The broadcast-based Emergency Alert System is "decades old," FEMA's Rachel Racusen told me, and it's never been tested nationwide all at once. All tests so far have been regional or local. It is critical, she said, that the government finds out if this old system can work on a national scale.

Meantime, we have a population that is spending increasing amounts of time glued to mobile devices and the Internet, communication platforms that the EAS does not address.

However, FEMA and the Dept of Homeland Security are working on a more contemporary system to augment the EAS. The Integrated Public Alert and Warning System (IPAWS) will, it's hoped, be able to send emergency messages to mobile devices and to Web sites.

Pieces of the system, in particular mobile alerts, are already being tested in some cities.
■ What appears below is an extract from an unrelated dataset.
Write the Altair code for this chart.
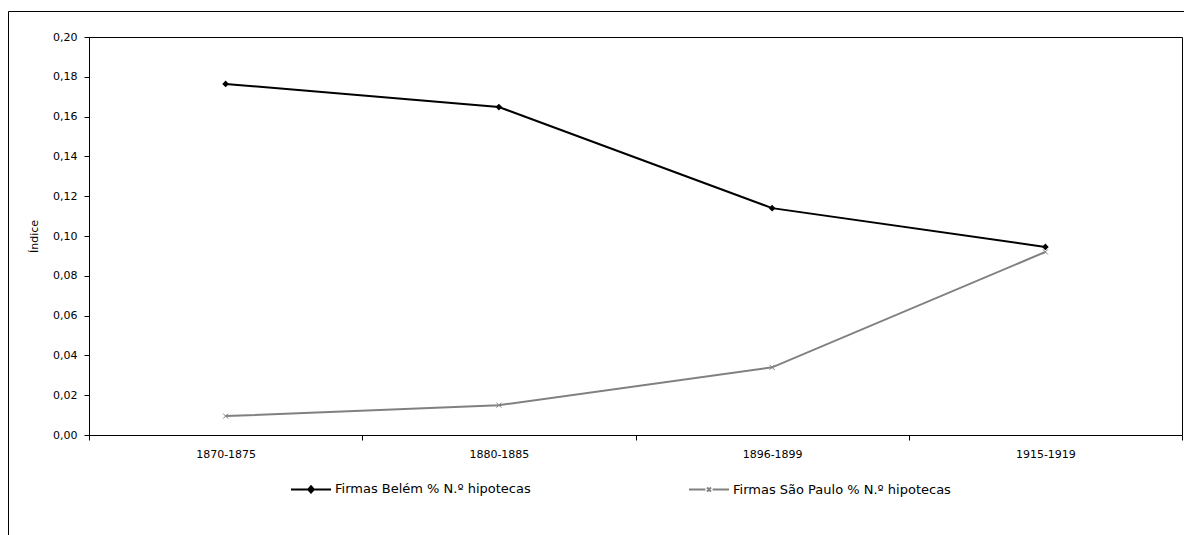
import altair as alt
import pandas as pd

periods = ["1870-1875", "1880-1885", "1896-1899", "1915-1919"]
belem = [0.1764, 0.1648, 0.1140, 0.0945]
sao_paulo = [0.0095, 0.0150, 0.0340, 0.0920]
series_names = ["Firmas Belém % N.º hipotecas", "Firmas São Paulo % N.º hipotecas"]
series_colors = ["#000000", "#808080"]
y_ticks = [0.0, 0.02, 0.04, 0.06, 0.08, 0.10, 0.12, 0.14, 0.16, 0.18, 0.20]

rows = []
for p, b, s in zip(periods, belem, sao_paulo):
    rows.append({"periodo": p, "serie": series_names[0], "valor": b})
    rows.append({"periodo": p, "serie": series_names[1], "valor": s})
df = pd.DataFrame(rows)

FONT = "DejaVu Sans"
W, H = 1093, 398

x_enc = alt.X(
    "periodo:N",
    scale=alt.Scale(type="band", domain=periods, paddingInner=0, paddingOuter=0),
    axis=alt.Axis(title=None, tickBand="extent", tickSize=5, labelPadding=8,
                  labelAngle=0, labelFont=FONT, labelFontSize=11, labelColor="black",
                  domainColor="black", tickColor="black", grid=False),
)
y_enc = alt.Y(
    "valor:Q",
    scale=alt.Scale(domain=[0, 0.2], nice=False, zero=True),
    axis=alt.Axis(title="Índice", values=y_ticks, grid=False, tickSize=5, labelPadding=7,
                  labelExpr="replace(format(datum.value, '.2f'), '.', ',')",
                  labelFont=FONT, labelFontSize=11, labelColor="black",
                  domainColor="black", tickColor="black",
                  titleX=-50, titleY=H / 2, titleAngle=-90, titleFont=FONT,
                  titleFontSize=11, titleFontWeight="normal", titleColor="black"),
)

base = alt.Chart(df)

line_b = base.transform_filter(alt.datum.serie == series_names[0]).mark_line(
    color=series_colors[0], strokeWidth=2).encode(x=x_enc, y=y_enc)
line_s = base.transform_filter(alt.datum.serie == series_names[1]).mark_line(
    color=series_colors[1], strokeWidth=2).encode(x=x_enc, y=y_enc)
pts_b = base.transform_filter(alt.datum.serie == series_names[0]).mark_point(
    shape="diamond", filled=True, color=series_colors[0], size=45, opacity=1).encode(x=x_enc, y=y_enc)
pts_s = base.transform_filter(alt.datum.serie == series_names[1]).mark_point(
    shape="M-1,-1L1,1M-1,1L1,-1", filled=False, color=series_colors[1], size=25,
    strokeWidth=1, opacity=1).encode(x=x_enc, y=y_enc)

sym_b = "M-1,0H1M0,-0.16L0.14,0L0,0.16L-0.14,0Z"
sym_s = "M-1,0H-0.18M0.18,0H1M-0.1,-0.1L0.1,0.1M-0.1,0.1L0.1,-0.1"

leg = alt.Legend(title=None, orient="none", legendX=201, legendY=431, direction="horizontal",
                 columnPadding=154, symbolSize=1600, symbolStrokeWidth=2, labelOffset=3,
                 labelLimit=0, labelFont=FONT, labelFontSize=13, labelColor="black",
                 symbolOpacity=1)

legend_layer = base.transform_filter("datum.valor < 0").mark_point(filled=True, opacity=1).encode(
    x=x_enc, y=y_enc,
    fill=alt.Fill("serie:N", scale=alt.Scale(domain=series_names, range=series_colors), legend=leg),
    stroke=alt.Stroke("serie:N", scale=alt.Scale(domain=series_names, range=series_colors), legend=leg),
    shape=alt.Shape("serie:N", scale=alt.Scale(domain=series_names, range=[sym_b, sym_s]), legend=leg),
)

frame = alt.Chart(pd.DataFrame({"k": [0]})).mark_rect(
    filled=False, stroke="black", strokeWidth=1).encode(
    x=alt.value(-80.5), x2=alt.value(W + 2.5), y=alt.value(-25.5), y2=alt.value(520))

chart = alt.layer(frame, line_b, line_s, pts_b, pts_s, legend_layer).properties(
    width=W, height=H,
    autosize=alt.AutoSizeParams(type="none"),
    padding={"left": 81, "top": 29, "right": 2, "bottom": 100},
    background="white",
).configure_view(stroke="black", strokeWidth=1)

chart.save("out.html", embed_options={"renderer": "svg", "actions": False})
The exact mechanisms that the IPAWS system would use to break into a Web platform to send an emergency message are still being worked out. For TV and radio, the old EAS system sends a code to stations that authorizes it to break into the broadcast stream.

PAWS will likely use a similar system to get a site's attention: Web site owners will have to set up their servers to recognize and authorize the incoming emergency code. Sites will also have to be configured to display the incoming message in some way. In talking to Racusen, I did not get the impression that there was any intention to intercept actual Web services at the DNS level.